Perperuna and Dodola are considered very similar pagan customs with common origin, with main difference being in the most common gender of the central character (possibly related to social hierarchy of the specific ethnic or regional group), lyric verses, sometimes religious content, and presence or absence of a chorus. They essentially belong to rituals related to fertility, but over time differentiated to a specific form connected with water and vegetation. They represent a group of rituals with a human collective going on a procession around houses and fields of a village, but with a central live character which differentiates them from other similar collective rituals in the same region and period (Krstonoše, Poklade, Kolade, German, Ladarice, those during Jurjevo and Ivandan and so on). In the valley of Skopje in North Macedonia the Dodola were held on Thursday which was Perun's day. The core of the song always mentions a type of rain and list of regional crops. The first written mentions and descriptions of the pagan custom are from the 18th century by Dimitrie Cantemir in Description of Moldavia (1714/1771, Papaluga), then in a Greek law book from Bucharest (1765, it invoked 62nd Cannon to stop the custom of Paparuda), and by the Bulgarian hieromonk Spiridon Gabrovski who also noted to be related to Perun (1792, Peperud).

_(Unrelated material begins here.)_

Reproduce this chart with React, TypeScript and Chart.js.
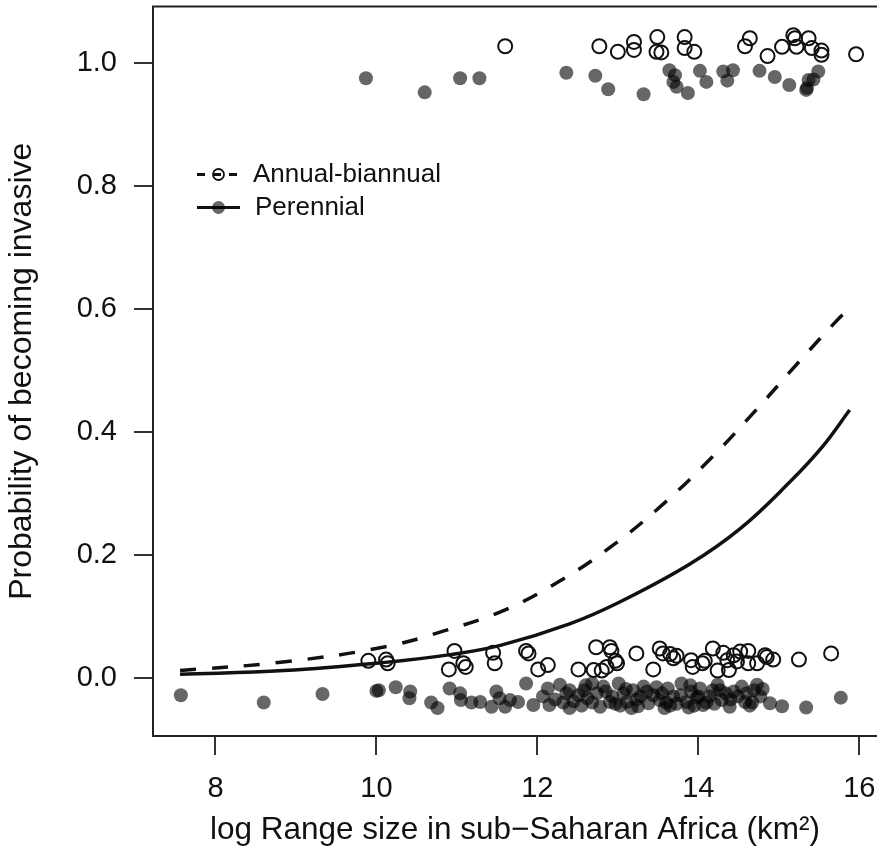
import React, { useEffect, useRef } from 'react';
import { Chart, registerables } from 'chart.js';

Chart.register(...registerables);

// ---- Axis ticks ----
const X_TICKS = [8, 10, 12, 14, 16];
const Y_TICKS = [0, 0.2, 0.4, 0.6, 0.8, 1.0];

// ---- Fitted curves ----
const annualCurveX = [7.56, 8.84, 10.08, 10.85, 11.60, 12.32, 12.97, 13.58, 14.16, 14.71, 15.24, 15.76, 15.88];
const annualCurveY = [0.012, 0.026, 0.050, 0.077, 0.111, 0.161, 0.219, 0.285, 0.358, 0.435, 0.513, 0.587, 0.600];

const perennialCurveX = [7.56, 8.85, 10.08, 10.92, 11.54, 12.40, 13.03, 13.89, 14.52, 15.13, 15.54, 15.88];
const perennialCurveY = [0.006, 0.012, 0.025, 0.038, 0.053, 0.088, 0.124, 0.185, 0.243, 0.318, 0.376, 0.436];

// ---- Jittered observations: annual-biannual (open circles) ----
const annualInvasive: [number, number][] = [
  [11.60, 1.028], [12.77, 1.028], [13.00, 1.019], [13.20, 1.035], [13.20, 1.022], [13.49, 1.043],
  [13.48, 1.019], [13.54, 1.018], [13.83, 1.043], [13.83, 1.025], [13.95, 1.019], [14.64, 1.041],
  [14.58, 1.028], [14.86, 1.012], [15.04, 1.027], [15.18, 1.046], [15.20, 1.041], [15.22, 1.027],
  [15.37, 1.041], [15.41, 1.025], [15.53, 1.021], [15.53, 1.014], [15.96, 1.015],
];
const annualNonInvasive: [number, number][] = [
  [9.90, 0.028], [10.12, 0.030], [10.14, 0.024], [10.97, 0.044], [10.90, 0.014], [11.08, 0.024],
  [11.11, 0.018], [11.45, 0.041], [11.47, 0.024], [11.86, 0.044], [11.89, 0.040], [12.01, 0.014],
  [12.13, 0.021], [12.51, 0.014], [12.73, 0.050], [12.70, 0.013], [12.80, 0.012], [12.90, 0.050],
  [12.92, 0.044], [12.97, 0.028], [12.86, 0.018], [12.99, 0.024], [13.23, 0.040], [13.44, 0.014],
  [13.52, 0.048], [13.56, 0.040], [13.65, 0.039], [13.69, 0.032], [13.73, 0.036], [13.91, 0.029],
  [13.93, 0.018], [14.05, 0.024], [14.08, 0.028], [14.18, 0.048], [14.24, 0.012], [14.31, 0.041],
  [14.36, 0.029], [14.38, 0.013], [14.44, 0.037], [14.48, 0.027], [14.52, 0.043], [14.62, 0.044],
  [14.62, 0.024], [14.73, 0.024], [14.83, 0.037], [14.85, 0.034], [14.93, 0.030], [15.25, 0.030],
  [15.65, 0.040],
];

// ---- Jittered observations: perennial (filled circles) ----
const perennialInvasive: [number, number][] = [
  [9.87, 0.976], [10.60, 0.953], [11.04, 0.976], [11.28, 0.976], [12.36, 0.985], [12.72, 0.980],
  [12.88, 0.958], [13.32, 0.950], [13.64, 0.989], [13.71, 0.981], [13.69, 0.970], [13.73, 0.962],
  [13.87, 0.952], [14.02, 0.988], [14.10, 0.970], [14.31, 0.987], [14.36, 0.972], [14.43, 0.989],
  [14.76, 0.988], [14.95, 0.978], [15.13, 0.965], [15.35, 0.960], [15.37, 0.973], [15.43, 0.974],
  [15.49, 0.987], [15.34, 0.957],
];
const perennialNonInvasive: [number, number][] = [
  [7.57, -0.028], [8.60, -0.040], [9.33, -0.026], [10.00, -0.021], [10.03, -0.020], [10.24, -0.015],
  [10.42, -0.022], [10.41, -0.033], [10.68, -0.040], [10.76, -0.049], [10.91, -0.017], [11.04, -0.025],
  [11.05, -0.036], [11.18, -0.040], [11.29, -0.039], [11.43, -0.047], [11.49, -0.022], [11.53, -0.033],
  [11.60, -0.047], [11.66, -0.036], [11.76, -0.039], [11.86, -0.009], [11.95, -0.044], [12.07, -0.030],
  [12.13, -0.017], [12.15, -0.044], [12.28, -0.011], [12.36, -0.025], [12.40, -0.049], [12.51, -0.028],
  [12.62, -0.033], [12.68, -0.009], [12.74, -0.025], [12.78, -0.047], [12.82, -0.014], [12.90, -0.039],
  [13.01, -0.009], [13.07, -0.025], [13.11, -0.039], [13.17, -0.049], [13.19, -0.020], [13.32, -0.014],
  [13.38, -0.041], [13.44, -0.028], [13.52, -0.036], [13.58, -0.049], [13.62, -0.017], [13.69, -0.030],
  [13.79, -0.009], [13.85, -0.039], [13.91, -0.022], [14.02, -0.017], [14.06, -0.044], [14.14, -0.030],
  [14.24, -0.011], [14.29, -0.036], [14.39, -0.047], [14.44, -0.022], [14.54, -0.014], [14.58, -0.039],
  [14.69, -0.020], [14.73, -0.011], [14.77, -0.030], [14.89, -0.041], [15.04, -0.046], [15.34, -0.048],
  [15.77, -0.032],
  [12.32, -0.040], [12.58, -0.020], [12.93, -0.030], [13.23, -0.035], [13.48, -0.015], [13.73, -0.042],
  [13.98, -0.032], [14.18, -0.020], [14.49, -0.030], [14.64, -0.045], [12.22, -0.035], [13.03, -0.045],
  [13.88, -0.048], [14.34, -0.025], [12.68, -0.040],
  [12.45, -0.038], [12.55, -0.045], [12.85, -0.022], [12.97, -0.042], [13.10, -0.018], [13.28, -0.030],
  [13.36, -0.022], [13.55, -0.025], [13.60, -0.040], [13.78, -0.028], [13.95, -0.045], [14.00, -0.030],
  [14.20, -0.042], [14.27, -0.020], [14.40, -0.035], [14.60, -0.025], [14.67, -0.040], [14.80, -0.018],
  [12.60, -0.012], [13.25, -0.046], [13.90, -0.012], [14.10, -0.040], [12.40, -0.020], [13.65, -0.045],
];

const LEGEND_LABELS = ['Annual-biannual', 'Perennial'];

const FONT = "'Liberation Sans', Arial, Helvetica, sans-serif";
const INK = '#111111';
const FILL = 'rgba(0,0,0,0.6)';

const toXY = (pairs: [number, number][]) => pairs.map(([x, y]) => ({ x, y }));
const zipXY = (xs: number[], ys: number[]) => xs.map((x, i) => ({ x, y: ys[i] }));

const frameAndLegend = {
  id: 'frameAndLegend',
  afterDatasetsDraw(chart: any) {
    const { ctx, chartArea } = chart;
    ctx.save();
    // top frame line (R box)
    ctx.strokeStyle = '#222';
    ctx.lineWidth = 2;
    ctx.beginPath();
    ctx.moveTo(chartArea.left - 1, chartArea.top);
    ctx.lineTo(chart.width, chartArea.top);
    ctx.stroke();

    // legend
    const x0 = chartArea.left + 44;
    const x1 = chartArea.left + 87;
    const xc = (x0 + x1) / 2;
    const xt = chartArea.left + 100;
    const row1 = chartArea.top + 168;
    const row2 = chartArea.top + 201;

    ctx.strokeStyle = INK;
    ctx.lineWidth = 3;
    ctx.setLineDash([8, 8]);
    ctx.beginPath();
    ctx.moveTo(x0, row1);
    ctx.lineTo(x1, row1);
    ctx.stroke();
    ctx.setLineDash([]);
    ctx.lineWidth = 1.8;
    ctx.beginPath();
    ctx.arc(xc, row1, 5.5, 0, Math.PI * 2);
    ctx.stroke();

    ctx.lineWidth = 3;
    ctx.beginPath();
    ctx.moveTo(x0, row2);
    ctx.lineTo(x1, row2);
    ctx.stroke();
    ctx.fillStyle = FILL;
    ctx.beginPath();
    ctx.arc(xc, row2, 6.5, 0, Math.PI * 2);
    ctx.fill();

    ctx.fillStyle = INK;
    ctx.font = `26px ${FONT}`;
    ctx.textAlign = 'left';
    ctx.textBaseline = 'middle';
    ctx.fillText(LEGEND_LABELS[0], xt, row1);
    ctx.fillText(LEGEND_LABELS[1], xt + 2, row2);
    ctx.restore();
  },
};

const CANVAS_W = 877;
const CANVAS_H = 858;

export default function App() {
  const canvasRef = useRef<HTMLCanvasElement | null>(null);

  useEffect(() => {
    if (!canvasRef.current) return;
    const chart = new Chart(canvasRef.current, {
      type: 'scatter',
      data: {
        datasets: [
          {
            label: 'Perennial fit',
            data: zipXY(perennialCurveX, perennialCurveY),
            showLine: true,
            borderColor: INK,
            borderWidth: 3.5,
            pointRadius: 0,
            tension: 0.4,
            order: 0,
          } as any,
          {
            label: 'Annual fit',
            data: zipXY(annualCurveX, annualCurveY),
            showLine: true,
            borderColor: INK,
            borderWidth: 3.5,
            borderDash: [16, 16],
            pointRadius: 0,
            tension: 0.4,
            order: 0,
          } as any,
          {
            label: 'Annual-biannual',
            data: [...toXY(annualInvasive), ...toXY(annualNonInvasive)],
            pointRadius: 7,
            pointBorderWidth: 2,
            pointBorderColor: INK,
            pointBackgroundColor: 'rgba(0,0,0,0)',
            order: 1,
          },
          {
            label: 'Perennial',
            data: [...toXY(perennialInvasive), ...toXY(perennialNonInvasive)],
            pointRadius: 7,
            pointBorderWidth: 0,
            pointBackgroundColor: FILL,
            order: 2,
          },
        ],
      },
      options: {
        animation: false,
        responsive: false,
        devicePixelRatio: 1,
        layout: { autoPadding: false, padding: { top: 6.5, right: 0, bottom: 0, left: 0 } },
        plugins: {
          legend: { display: false },
          tooltip: { enabled: false },
        },
        scales: {
          x: {
            type: 'linear',
            min: 7.224,
            max: 16.22,
            afterBuildTicks: (scale: any) => {
              scale.ticks = X_TICKS.map((v) => ({ value: v }));
            },
            afterFit: (scale: any) => {
              scale.height = 122;
              scale.paddingLeft = 0;
              scale.paddingRight = 0;
            },
            ticks: {
              font: { family: FONT, size: 29 },
              color: INK,
              padding: 17,
              maxRotation: 0,
              autoSkip: false,
              callback: (v: any) => String(v),
            },
            grid: {
              drawOnChartArea: false,
              drawTicks: true,
              tickLength: 19,
              color: '#333',
              lineWidth: 2,
            },
            border: { display: true, color: '#222', width: 2 },
            title: {
              display: true,
              text: 'log Range size in sub\u2212Saharan Africa (km\u00B2)',
              font: { family: FONT, size: 31.5 },
              color: INK,
              padding: { top: 0, bottom: 9 },
            },
          },
          y: {
            type: 'linear',
            min: -0.0944,
            max: 1.0927,
            afterBuildTicks: (scale: any) => {
              scale.ticks = Y_TICKS.map((v) => ({ value: v }));
            },
            afterFit: (scale: any) => {
              scale.width = 153;
              scale.paddingTop = 0;
              scale.paddingBottom = 0;
            },
            ticks: {
              font: { family: FONT, size: 29 },
              color: INK,
              padding: 17,
              autoSkip: false,
              callback: (v: any) => Number(v).toFixed(1),
            },
            grid: {
              drawOnChartArea: false,
              drawTicks: true,
              tickLength: 19,
              color: '#333',
              lineWidth: 2,
            },
            border: { display: true, color: '#222', width: 2 },
            title: {
              display: true,
              text: 'Probability of becoming invasive',
              font: { family: FONT, size: 32 },
              color: INK,
              padding: { top: 3, bottom: 0 },
            },
          },
        },
      },
      plugins: [frameAndLegend],
    });
    return () => chart.destroy();
  }, []);

  return (
    <div
      style={{
        position: 'fixed',
        left: 0,
        top: 0,
        width: 877,
        height: 858,
        overflow: 'hidden',
        background: '#fff',
      }}
    >
      <canvas
        ref={canvasRef}
        width={CANVAS_W}
        height={CANVAS_H}
        style={{ width: CANVAS_W, height: CANVAS_H, display: 'block' }}
      />
    </div>
  );
}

South Slavs and non-Slavic peoples alike used to organise the Perperuna/Dodola ritual in times of spring and especially summer droughts, where they worshipped the god/goddess and prayed to him/her for rain (and fertility, later also asked for other field and house blessings). The central character of the ceremony of Perperuna was usually a young boy, while of Dodola usually a young girl, both aged between 10–15 years. Purity was important, and sometimes to be orphans. They would be naked, but were not anymore in latest forms of 19-20th century, wearing a skirt and dress densely made of fresh green knitted vines, leaves and flowers of Sambucus nigra, Sambucus ebulus, Clematis flammula, Clematis vitalba, fern and other deciduous shrubs and vines, small branches of Tilia, Oak and other. The green cover initially covered all body so that the central person figure was almost unrecognizable, but like the necessity of direct skin contact with greenery it also greatly decreased and was very simple in modern period. They whirled and were followed by a small procession of children who walked and danced with them around the same village and fields, sometimes carrying oak or beech branches, singing the ritual prayer, stopping together at every house yard, where the hosts would sprinkle water on chosen boy/girl who would shake and thus sprinkle everyone and everything around it (example of "analogical magic"), hosts also gifted treats (bread, eggs, cheese, sausages etc., in a later period also money) to children who shared and consumed them among them and sometimes even hosts would drink wine, seemingly as a sacrifice in Perun's honor. The chosen boy/girl was called by one of the name variants of the ritual itself, however in Istria was also known as Prporuš and in Dalmatia-Boka Kotorska as Prpac/Prpats and both regions his companions as Prporuše, while at Pirot and Nišava District in Southern Serbia near Bulgarian border were called as dodolće and preperuđe, and as in Macedonia both names appear in the same song.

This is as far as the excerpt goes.